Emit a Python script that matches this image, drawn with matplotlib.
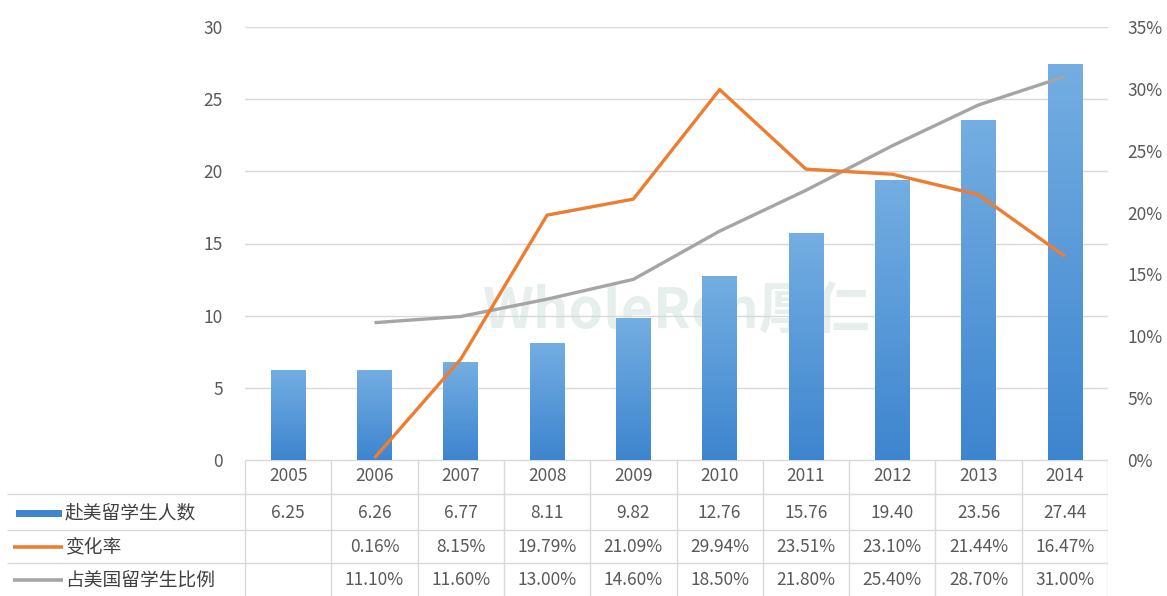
import matplotlib
matplotlib.use("Agg")
import matplotlib.pyplot as plt
import numpy as np
from matplotlib.colors import LinearSegmentedColormap
from matplotlib.ticker import FuncFormatter

plt.rcParams['font.family'] = ['Noto Sans CJK SC', 'DejaVu Sans']

years = ['2005', '2006', '2007', '2008', '2009', '2010', '2011', '2012', '2013', '2014']
students = [6.25, 6.26, 6.77, 8.11, 9.82, 12.76, 15.76, 19.40, 23.56, 27.44]
change_rate = [None, 0.16, 8.15, 19.79, 21.09, 29.94, 23.51, 23.10, 21.44, 16.47]
share = [None, 11.10, 11.60, 13.00, 14.60, 18.50, 21.80, 25.40, 28.70, 31.00]
series_names = ['赴美留学生人数', '变化率', '占美国留学生比例']
left_ticks = [0, 5, 10, 15, 20, 25, 30]
right_ticks = [0, 5, 10, 15, 20, 25, 30, 35]

W, H = 1167, 596
fig = plt.figure(figsize=(W / 100, H / 100), dpi=100)
fig.patch.set_facecolor('white')

TXT = '#595959'
GRID = '#d9d9d9'
BLUE_DARK = '#3d85cf'
BLUE_LIGHT = '#74aee2'
ORANGE = '#ED7D31'
GRAY = '#A5A5A5'

# pixel layout
px_left, px_right = 245, 1108
px_top, px_bottom = 27, 460
ax = fig.add_axes([px_left / W, 1 - px_bottom / H, (px_right - px_left) / W, (px_bottom - px_top) / H])
x = np.arange(len(years))
for s in ax.spines.values():
    s.set_visible(False)
ax.set_yticks(left_ticks)
ax.tick_params(axis='y', length=0, labelsize=12.5, labelcolor=TXT, pad=16)
ax.set_xticks([])
ax.yaxis.grid(True, color=GRID, lw=1)
ax.set_axisbelow(True)

# watermark
ax.text(0.5, 0.34, 'WholeRen厚仁', transform=ax.transAxes, ha='center', va='center',
        fontsize=40, fontweight='bold', style='italic', color='#c9dcd3', alpha=0.45, zorder=1)

bars = ax.bar(x, students, width=0.4, color=BLUE_DARK, zorder=2)
cmap = LinearSegmentedColormap.from_list('bg', [BLUE_DARK, BLUE_LIGHT])
grad = np.linspace(0, 1, 256).reshape(-1, 1)
for b in bars:
    bx, by, bw, bh = b.get_x(), b.get_y(), b.get_width(), b.get_height()
    im = ax.imshow(grad, extent=[bx, bx + bw, by, by + bh], origin='lower', aspect='auto',
                   cmap=cmap, zorder=2.5)
    im.set_clip_path(b)
ax.set_xlim(-0.5, len(years) - 0.5)
ax.set_ylim(0, 30)

ax2 = ax.twinx()
ax2.set_ylim(0, 35)
for s in ax2.spines.values():
    s.set_visible(False)
ax2.set_yticks(right_ticks)
ax2.yaxis.set_major_formatter(FuncFormatter(lambda v, p: f'{int(v)}%'))
ax2.tick_params(axis='y', length=0, labelsize=12.5, labelcolor=TXT, pad=14)
cx = [i for i, v in enumerate(change_rate) if v is not None]
cv = [v for v in change_rate if v is not None]
sx = [i for i, v in enumerate(share) if v is not None]
sv = [v for v in share if v is not None]
ax2.plot(sx, sv, color=GRAY, lw=2.4, zorder=3, solid_capstyle='butt')
ax2.plot(cx, cv, color=ORANGE, lw=2.4, zorder=4, solid_capstyle='butt')

# data table
px_tl = 7
tx = fig.add_axes([px_tl / W, 0, (px_right - px_tl) / W, 1 - px_bottom / H])
unit = (px_right - px_left) / len(years)
x0 = -0.5 - (px_left - px_tl) / unit
tx.set_xlim(x0, len(years) - 0.5)
tx.set_ylim(H, px_bottom)
tx.axis('off')

def dx(px):
    return x0 + (px - px_tl) / unit

row_lines = [460, 494, 530, 563]
row_centers = [476, 513, 547, 580]
tx.hlines(row_lines[0], -0.5, len(years) - 0.5, color=GRID, lw=1)
for yl in row_lines[1:]:
    tx.hlines(yl, x0, len(years) - 0.5, color=GRID, lw=1)
for i in range(len(years) + 1):
    tx.vlines(i - 0.5, row_lines[0], H, color=GRID, lw=1)

for i, yr in enumerate(years):
    tx.text(i, row_centers[0], yr, ha='center', va='center', fontsize=12.5, color=TXT)
    tx.text(i, row_centers[1], f'{students[i]:.2f}', ha='center', va='center', fontsize=12.5, color=TXT)
    if change_rate[i] is not None:
        tx.text(i, row_centers[2], f'{change_rate[i]:.2f}%', ha='center', va='center', fontsize=12.5, color=TXT)
    if share[i] is not None:
        tx.text(i, row_centers[3], f'{share[i]:.2f}%', ha='center', va='center', fontsize=12.5, color=TXT)

# legend keys + names
tx.add_patch(plt.Rectangle((dx(16), row_centers[1] - 3.5), dx(62) - dx(16), 7, color=BLUE_DARK, lw=0))
tx.plot([dx(13), dx(63)], [row_centers[2], row_centers[2]], color=ORANGE, lw=2.6, solid_capstyle='butt')
tx.plot([dx(13), dx(63)], [row_centers[3], row_centers[3]], color=GRAY, lw=2.6, solid_capstyle='butt')
for name, yc in zip(series_names, row_centers[1:]):
    tx.text(dx(65), yc, name, ha='left', va='center', fontsize=13.5, color='#404040')

fig.savefig('out.png', dpi=100, facecolor='white')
--------------------
- [Work to be completed] Repeat the material verbatim. Do not carry over any picture.

- [Result]
Emit a Python script that matches this image, drawn with matplotlib.
import matplotlib
matplotlib.use("Agg")
import matplotlib.pyplot as plt
import numpy as np
from matplotlib.colors import LinearSegmentedColormap
from matplotlib.ticker import FuncFormatter

plt.rcParams['font.family'] = ['Noto Sans CJK SC', 'DejaVu Sans']

years = ['2005', '2006', '2007', '2008', '2009', '2010', '2011', '2012', '2013', '2014']
students = [6.25, 6.26, 6.77, 8.11, 9.82, 12.76, 15.76, 19.40, 23.56, 27.44]
change_rate = [None, 0.16, 8.15, 19.79, 21.09, 29.94, 23.51, 23.10, 21.44, 16.47]
share = [None, 11.10, 11.60, 13.00, 14.60, 18.50, 21.80, 25.40, 28.70, 31.00]
series_names = ['赴美留学生人数', '变化率', '占美国留学生比例']
left_ticks = [0, 5, 10, 15, 20, 25, 30]
right_ticks = [0, 5, 10, 15, 20, 25, 30, 35]

W, H = 1167, 596
fig = plt.figure(figsize=(W / 100, H / 100), dpi=100)
fig.patch.set_facecolor('white')

TXT = '#595959'
GRID = '#d9d9d9'
BLUE_DARK = '#3d85cf'
BLUE_LIGHT = '#74aee2'
ORANGE = '#ED7D31'
GRAY = '#A5A5A5'

# pixel layout
px_left, px_right = 245, 1108
px_top, px_bottom = 27, 460
ax = fig.add_axes([px_left / W, 1 - px_bottom / H, (px_right - px_left) / W, (px_bottom - px_top) / H])
x = np.arange(len(years))
for s in ax.spines.values():
    s.set_visible(False)
ax.set_yticks(left_ticks)
ax.tick_params(axis='y', length=0, labelsize=12.5, labelcolor=TXT, pad=16)
ax.set_xticks([])
ax.yaxis.grid(True, color=GRID, lw=1)
ax.set_axisbelow(True)

# watermark
ax.text(0.5, 0.34, 'WholeRen厚仁', transform=ax.transAxes, ha='center', va='center',
        fontsize=40, fontweight='bold', style='italic', color='#c9dcd3', alpha=0.45, zorder=1)

bars = ax.bar(x, students, width=0.4, color=BLUE_DARK, zorder=2)
cmap = LinearSegmentedColormap.from_list('bg', [BLUE_DARK, BLUE_LIGHT])
grad = np.linspace(0, 1, 256).reshape(-1, 1)
for b in bars:
    bx, by, bw, bh = b.get_x(), b.get_y(), b.get_width(), b.get_height()
    im = ax.imshow(grad, extent=[bx, bx + bw, by, by + bh], origin='lower', aspect='auto',
                   cmap=cmap, zorder=2.5)
    im.set_clip_path(b)
ax.set_xlim(-0.5, len(years) - 0.5)
ax.set_ylim(0, 30)

ax2 = ax.twinx()
ax2.set_ylim(0, 35)
for s in ax2.spines.values():
    s.set_visible(False)
ax2.set_yticks(right_ticks)
ax2.yaxis.set_major_formatter(FuncFormatter(lambda v, p: f'{int(v)}%'))
ax2.tick_params(axis='y', length=0, labelsize=12.5, labelcolor=TXT, pad=14)
cx = [i for i, v in enumerate(change_rate) if v is not None]
cv = [v for v in change_rate if v is not None]
sx = [i for i, v in enumerate(share) if v is not None]
sv = [v for v in share if v is not None]
ax2.plot(sx, sv, color=GRAY, lw=2.4, zorder=3, solid_capstyle='butt')
ax2.plot(cx, cv, color=ORANGE, lw=2.4, zorder=4, solid_capstyle='butt')

# data table
px_tl = 7
tx = fig.add_axes([px_tl / W, 0, (px_right - px_tl) / W, 1 - px_bottom / H])
unit = (px_right - px_left) / len(years)
x0 = -0.5 - (px_left - px_tl) / unit
tx.set_xlim(x0, len(years) - 0.5)
tx.set_ylim(H, px_bottom)
tx.axis('off')

def dx(px):
    return x0 + (px - px_tl) / unit

row_lines = [460, 494, 530, 563]
row_centers = [476, 513, 547, 580]
tx.hlines(row_lines[0], -0.5, len(years) - 0.5, color=GRID, lw=1)
for yl in row_lines[1:]:
    tx.hlines(yl, x0, len(years) - 0.5, color=GRID, lw=1)
for i in range(len(years) + 1):
    tx.vlines(i - 0.5, row_lines[0], H, color=GRID, lw=1)

for i, yr in enumerate(years):
    tx.text(i, row_centers[0], yr, ha='center', va='center', fontsize=12.5, color=TXT)
    tx.text(i, row_centers[1], f'{students[i]:.2f}', ha='center', va='center', fontsize=12.5, color=TXT)
    if change_rate[i] is not None:
        tx.text(i, row_centers[2], f'{change_rate[i]:.2f}%', ha='center', va='center', fontsize=12.5, color=TXT)
    if share[i] is not None:
        tx.text(i, row_centers[3], f'{share[i]:.2f}%', ha='center', va='center', fontsize=12.5, color=TXT)

# legend keys + names
tx.add_patch(plt.Rectangle((dx(16), row_centers[1] - 3.5), dx(62) - dx(16), 7, color=BLUE_DARK, lw=0))
tx.plot([dx(13), dx(63)], [row_centers[2], row_centers[2]], color=ORANGE, lw=2.6, solid_capstyle='butt')
tx.plot([dx(13), dx(63)], [row_centers[3], row_centers[3]], color=GRAY, lw=2.6, solid_capstyle='butt')
for name, yc in zip(series_names, row_centers[1:]):
    tx.text(dx(65), yc, name, ha='left', va='center', fontsize=13.5, color='#404040')

fig.savefig('out.png', dpi=100, facecolor='white')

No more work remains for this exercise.